What to produce. Print only the lines from the top of the data through the line with "const grainLabelValues = [0, 4, 8, 12, 16];", both included, skipping every picture.

Source data.
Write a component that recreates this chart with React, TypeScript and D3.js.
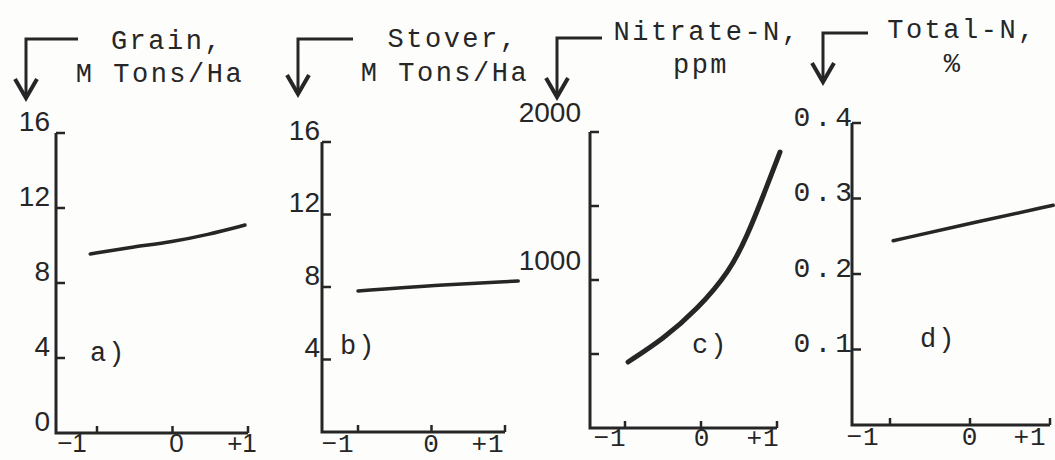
import React from "react";
import * as d3 from "d3";

const MONO = "'Liberation Mono', 'DejaVu Sans Mono', monospace";
const SANS = "'Liberation Sans', Arial, sans-serif";
const INK = "#262626";

// ---- data ----
const xTicks = [-1, 0, 1];
const xTickLabels = ["\u22121", "0", "+1"];

const grainX = [-1.09, -0.52, 0, 0.46, 0.96];
const grainY = [9.55, 9.92, 10.2, 10.57, 11.09];
const grainTicks = [4, 8, 12, 16];
const grainTickLabels = ["0", "4", "8", "12", "16"];
const grainLabelValues = [0, 4, 8, 12, 16];

const stoverX = [-1.0, 0.02, 1.18];
const stoverY = [7.78, 8.1, 8.33];
const stoverTicks = [4, 8, 12, 16];
const stoverTickLabels = ["4", "8", "12", "16"];
const stoverLabelValues = [4, 8, 12, 16];

const nitrateX = [-0.96, -0.5, -0.05, 0.38, 0.61, 0.82, 1.04];
const nitrateY = [446, 600, 800, 1060, 1300, 1570, 1865];
const nitrateTicks = [500, 1000, 1500, 2000];
const nitrateTickLabels = ["1000", "2000"];
const nitrateLabelValues = [1000, 2000];

const totalNX = [-0.96, 0, 1.04];
const totalNY = [0.244, 0.267, 0.291];
const totalNTicks = [0.1, 0.2, 0.3, 0.4];
const totalNTickLabels = ["0.1", "0.2", "0.3", "0.4"];
const totalNLabelValues = [0.1, 0.2, 0.3, 0.4];

const titles = [
  ["Grain,", "M Tons/Ha"],
  ["Stover,", "M Tons/Ha"],
  ["Nitrate-N,", "ppm"],
  ["Total-N,", "%"],
];
const panelTags = ["a)", "b)", "c)", "d)"];

// ---- layout (styles / positions) ----
const panels = [
  {
    xs: grainX, ys: grainY, ticks: grainTicks, labels: grainTickLabels, labelValues: grainLabelValues,
    yMax: 16, axisX: 56, xm1: 97, xp1: 248, yTop: 133, yBot: 433,
    yLabelDx: -6, yLabelDy: -12, yFont: SANS, yLs: 0,
    xFont: SANS, xLabelBase: 452, xDx: [-25, 4, -6], xLs: 0,
    tagX: 90, tagY: 361, lw: 3.5,
    arrow: { x: 26, y: 39, x2: 78, y2: 98 },
    t1: { x: 167, y: 49 }, t2: { x: 160, y: 82 },
  },
  {
    xs: stoverX, ys: stoverY, ticks: stoverTicks, labels: stoverTickLabels, labelValues: stoverLabelValues,
    yMax: 16, axisX: 322, xm1: 358, xp1: 505, yTop: 142, yBot: 432,
    yLabelDx: -2, yLabelDy: -12, yFont: SANS, yLs: 0,
    xFont: MONO, xLabelBase: 452, xDx: [-20, 0, -17], xLs: 1,
    tagX: 340, tagY: 354, lw: 3.5,
    arrow: { x: 298, y: 39, x2: 353, y2: 94 },
    t1: { x: 453, y: 47 }, t2: { x: 445, y: 81 },
  },
  {
    xs: nitrateX, ys: nitrateY, ticks: nitrateTicks, labels: nitrateTickLabels, labelValues: nitrateLabelValues,
    yMax: 2000, axisX: 590, xm1: 625, xp1: 777, yTop: 132, yBot: 428,
    yLabelDx: -9, yLabelDy: -20, yFont: SANS, yLs: 0,
    xFont: MONO, xLabelBase: 446, xDx: [-15, 1, -14], xLs: 1,
    tagX: 692, tagY: 353, lw: 5,
    arrow: { x: 557, y: 38, x2: 602, y2: 97 },
    t1: { x: 707, y: 40 }, t2: { x: 701, y: 73 },
  },
  {
    xs: totalNX, ys: totalNY, ticks: totalNTicks, labels: totalNTickLabels, labelValues: totalNLabelValues,
    yMax: 0.4, axisX: 852, xm1: 890, xp1: 1050, yTop: 123, yBot: 425,
    yLabelDx: 4, yLabelDy: -5, yFont: MONO, yLs: 4,
    xFont: MONO, xLabelBase: 445, xDx: [-27, 0, -20], xLs: 1,
    tagX: 920, tagY: 347, lw: 3.5,
    arrow: { x: 823, y: 33, x2: 868, y2: 82 },
    t1: { x: 962, y: 38 }, t2: { x: 953, y: 72 },
  },
];

function Panel({ p, i }: { p: any; i: number }) {
  const x = d3.scaleLinear().domain([-1, 1]).range([p.xm1, p.xp1]);
  const y = d3.scaleLinear().domain([0, p.yMax]).range([p.yBot, p.yTop]);
  const pts: [number, number][] = p.xs.map((v: number, k: number) => [v, p.ys[k]]);
  const line = d3
    .line<[number, number]>()
    .x((d) => x(d[0]))
    .y((d) => y(d[1]))
    .curve(d3.curveBasis);
  const a = p.arrow;
  return (
    <g>
      {/* title arrow */}
      <path
        d={`M${a.x2},${a.y} L${a.x},${a.y} L${a.x},${a.y2}`}
        fill="none"
        stroke={INK}
        strokeWidth={3}
      />
      <path
        d={`M${a.x - 11},${a.y2 - 19} L${a.x},${a.y2} L${a.x + 11},${a.y2 - 19}`}
        fill="none"
        stroke={INK}
        strokeWidth={4}
        strokeLinejoin="miter"
      />
      <text x={p.t1.x} y={p.t1.y} textAnchor="middle" fontFamily={MONO} fontSize={27} letterSpacing={2.5} fill={INK}>
        {titles[i][0]}
      </text>
      <text x={p.t2.x} y={p.t2.y} textAnchor="middle" fontFamily={MONO} fontSize={27} letterSpacing={2.5} fill={INK}>
        {titles[i][1]}
      </text>

      {/* axes */}
      <path
        d={`M${p.axisX},${y(p.yMax)} L${p.axisX},${y(0)} L${x(1)},${y(0)}`}
        fill="none"
        stroke={INK}
        strokeWidth={3}
      />
      {p.ticks.map((t: number) => (
        <line key={"yt" + t} x1={p.axisX} x2={p.axisX + 9} y1={y(t)} y2={y(t)} stroke={INK} strokeWidth={2.5} />
      ))}
      {xTicks.map((t) => (
        <line key={"xt" + t} x1={x(t)} x2={x(t)} y1={y(0)} y2={y(0) - 7} stroke={INK} strokeWidth={2.5} />
      ))}
      {p.labelValues.map((v: number, k: number) => (
        <text
          key={"yl" + v}
          x={p.axisX + p.yLabelDx}
          y={y(v) + p.yLabelDy}
          dominantBaseline="central"
          textAnchor="end"
          fontFamily={p.yFont}
          fontSize={28}
          letterSpacing={p.yLs}
          fill={INK}
        >
          {p.labels[k]}
        </text>
      ))}
      {xTicks.map((t, k) => (
        <text
          key={"xl" + t}
          x={x(t) + p.xDx[k]}
          y={p.xLabelBase}
          textAnchor="middle"
          fontFamily={p.xFont}
          fontSize={26}
          letterSpacing={p.xLs}
          fill={INK}
        >
          {xTickLabels[k]}
        </text>
      ))}

      {/* data */}
      <path d={line(pts) || ""} fill="none" stroke={INK} strokeWidth={p.lw} strokeLinecap="round" />

      <text x={p.tagX} y={p.tagY} fontFamily={MONO} fontSize={27} letterSpacing={2} fill={INK}>
        {panelTags[i]}
      </text>
    </g>
  );
}

export default function App() {
  return (
    <svg
      width={1055}
      height={460}
      style={{ position: "absolute", left: 0, top: 0, background: "#fdfdfc" }}
    >
      <rect width={1055} height={460} fill="#fdfdfc" />
      {panels.map((p, i) => (
        <Panel key={i} p={p} i={i} />
      ))}
    </svg>
  );
}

Answer in full.
Write a component that recreates this chart with React, TypeScript and D3.js.
import React from "react";
import * as d3 from "d3";

const MONO = "'Liberation Mono', 'DejaVu Sans Mono', monospace";
const SANS = "'Liberation Sans', Arial, sans-serif";
const INK = "#262626";

// ---- data ----
const xTicks = [-1, 0, 1];
const xTickLabels = ["\u22121", "0", "+1"];

const grainX = [-1.09, -0.52, 0, 0.46, 0.96];
const grainY = [9.55, 9.92, 10.2, 10.57, 11.09];
const grainTicks = [4, 8, 12, 16];
const grainTickLabels = ["0", "4", "8", "12", "16"];
const grainLabelValues = [0, 4, 8, 12, 16];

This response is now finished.